King County residents receiving food assistance will have new opportunities to learn and improve job skills through a pilot program at Highline College.

The pilot program, called Resources to Initiate Successful Employment (RISE), will help people in Washington’s Basic Food program and will work with Highline’s existing Basic Food Employment and Training (BFET) program.

Participants do not need to enroll at Highline College to take part. The program is designed for people facing multiple barriers to employment, including homeless adults, individuals with limited English skills, veterans and those who owe child support.

Marty Sanders

Marty Sanders

“Our first goal is helping people achieve stability in their lives. Some will need help finding an affordable place to live while others may need help sorting out financial issues,” said Marty Sanders, who is a case manager for RISE at Highline College. “We help them locate resources for stability, then we move to training and/or work-based learning opportunities.”

Highline will receive $150,252 during the first year of the three-year grant. Funding is provided by the U.S. Department of Agriculture and administered through Washington’s Department of Social and Health Services, which also funds BFET.

Statewide, $22 million is allocated for the three-year pilot project. After Highline’s grant has ended, the college may be eligible for additional funding if it can identify an annual 50 percent, non-federal match.

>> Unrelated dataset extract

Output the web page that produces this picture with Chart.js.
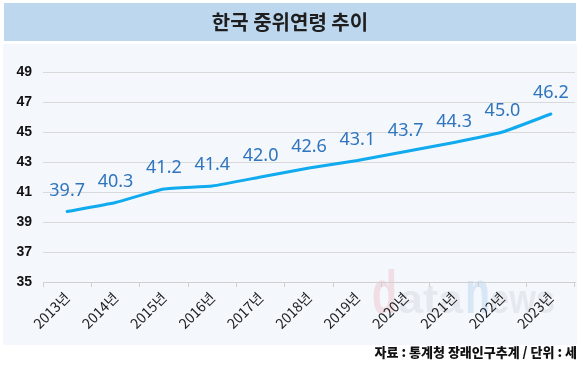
<!DOCTYPE html>
<html>
<head>
<meta charset="utf-8">
<script src="https://cdn.jsdelivr.net/npm/chart.js@4"></script>
<style>
html,body{margin:0;padding:0;background:#ffffff;}
#wrap{position:relative;width:580px;height:368px;}
</style>
</head>
<body>
<div id="wrap"><canvas id="c" width="580" height="368"></canvas></div>
<script>
const categories = ['2013년','2014년','2015년','2016년','2017년','2018년','2019년','2020년','2021년','2022년','2023년'];
const medianAge = [39.7, 40.3, 41.2, 41.4, 42.0, 42.6, 43.1, 43.7, 44.3, 45.0, 46.2];
const yMin = 35, yMax = 49, yStep = 2;
const titleText = '한국 중위연령 추이';
const sourceText = '자료 : 통계청 장래인구추계 / 단위 : 세';

const KR = '"Noto Sans CJK KR", "Noto Sans", sans-serif';

const decor = {
  id: 'decor',
  beforeDraw(chart) {
    const ctx = chart.ctx;
    ctx.save();
    ctx.fillStyle = '#ffffff';
    ctx.fillRect(0, 0, 580, 368);
    ctx.fillStyle = '#bdd7ee';
    ctx.fillRect(4, 3, 572, 38);
    ctx.fillStyle = '#f4f7fc';
    ctx.fillRect(3, 44, 574, 301);
    ctx.fillStyle = '#1e1e1e';
    ctx.font = 'bold 20px ' + KR;
    ctx.textAlign = 'center';
    ctx.textBaseline = 'middle';
    ctx.fillText(titleText, 290, 22);
    ctx.font = '900 13px ' + KR;
    ctx.textAlign = 'right';
    ctx.fillStyle = '#111111';
    ctx.fillText(sourceText, 577, 352);
    const pieces = [
      {t:'d', x0:372, x1:397, color:'rgba(236,170,180,0.32)', size:62},
      {t:'ata', x0:398, x1:463, color:'rgba(200,205,214,0.35)', size:40},
      {t:'n', x0:465, x1:490, color:'rgba(160,200,235,0.35)', size:62},
      {t:'ews', x0:490, x1:555, color:'rgba(200,205,214,0.35)', size:40}
    ];
    ctx.textAlign = 'left';
    ctx.textBaseline = 'alphabetic';
    pieces.forEach(p => {
      ctx.font = 'bold ' + p.size + 'px "Liberation Sans", sans-serif';
      const w = ctx.measureText(p.t).width;
      ctx.save();
      ctx.translate(p.x0, 313);
      ctx.scale((p.x1 - p.x0) / w, 1);
      ctx.fillStyle = p.color;
      ctx.fillText(p.t, 0, 0);
      ctx.restore();
    });
    ctx.restore();
  },
  afterDatasetsDraw(chart) {
    const ctx = chart.ctx;
    const meta = chart.getDatasetMeta(0);
    ctx.save();
    ctx.fillStyle = '#2f75bd';
    ctx.font = '18px "Noto Sans", sans-serif';
    ctx.textAlign = 'center';
    ctx.textBaseline = 'middle';
    meta.data.forEach((pt, i) => {
      ctx.fillText(medianAge[i].toFixed(1), pt.x, pt.y - 21);
    });
    ctx.restore();
  }
};

new Chart(document.getElementById('c'), {
  type: 'line',
  data: {
    labels: categories,
    datasets: [{
      data: medianAge,
      borderColor: '#10aaee',
      borderWidth: 3,
      pointRadius: 0,
      tension: 0.15,
      borderCapStyle: 'round',
      borderJoinStyle: 'round',
      fill: false
    }]
  },
  options: {
    responsive: false,
    animation: false,
    devicePixelRatio: 1,
    layout: { padding: { top: 72, right: 5, left: 0, bottom: 0 } },
    plugins: { legend: { display: false }, tooltip: { enabled: false }, title: { display: false } },
    scales: {
      x: {
        offset: true,
        grid: { display: true, drawOnChartArea: false, drawTicks: true, tickLength: 5, color: '#d0d0d0', offset: true },
        border: { display: true, color: '#d0d0d0', width: 1 },
        ticks: {
          minRotation: 45, maxRotation: 45, autoSkip: false,
          color: '#222222', font: { size: 14, family: KR }, padding: 2
        },
        afterFit(s) { s.height = 86; }
      },
      y: {
        min: yMin, max: yMax,
        grid: { color: '#d9d9d9', drawTicks: false, lineWidth: 1 },
        border: { display: false },
        ticks: {
          stepSize: yStep, color: '#111111', padding: 11,
          font: { size: 14, weight: 'bold', family: '"Liberation Sans", sans-serif' }
        },
        afterFit(s) { s.width = 43; }
      }
    }
  },
  plugins: [decor]
});
</script>
</body>
</html>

RISE includes a number of services to move people from food assistance to self-reliance:

  • Personalized coaching and case management before, during and after training and employment.
  • A free six-week Strategies for Success course to develop job and school readiness.
  • The potential for paid internships, on-the-job training and other work-based learning opportunities.

Highline expects to provide RISE services to 180 participants over the three-year period.

Washington is one of 10 states to receive the USDA grant and King County is one of four counties participating in the pilot.

The pilot will measure if enhanced services like wrap-around case management, the Strategies for Success course and work-based learning opportunities enhance employment outcomes for the people who participate, compared to existing BFET services.

As a pilot program, participants have to agree to be a part of a research study. Half of those interested (50 percent) will be placed into the treatment group (RISE program) and the other half (50 percent) will be placed into the control group, where they will receive existing services through the BFET program.

“We believe that helping people achieve stability—and then gain skills—will give them more opportunities and confidence to be competitive for living-wage jobs,” said Sanders, who came to Highline in December, bringing more than five years’ experience in student advising and case management.

In addition to Highline College, North Seattle College and eight community-based organizations in King County are participating in the RISE pilot program: Career Path Services, FareStart, Multi-Service Center, Neighborhood House, Puget Sound Training Center, Seattle Goodwill, TRAC Associates and YWCA (Renton and Seattle).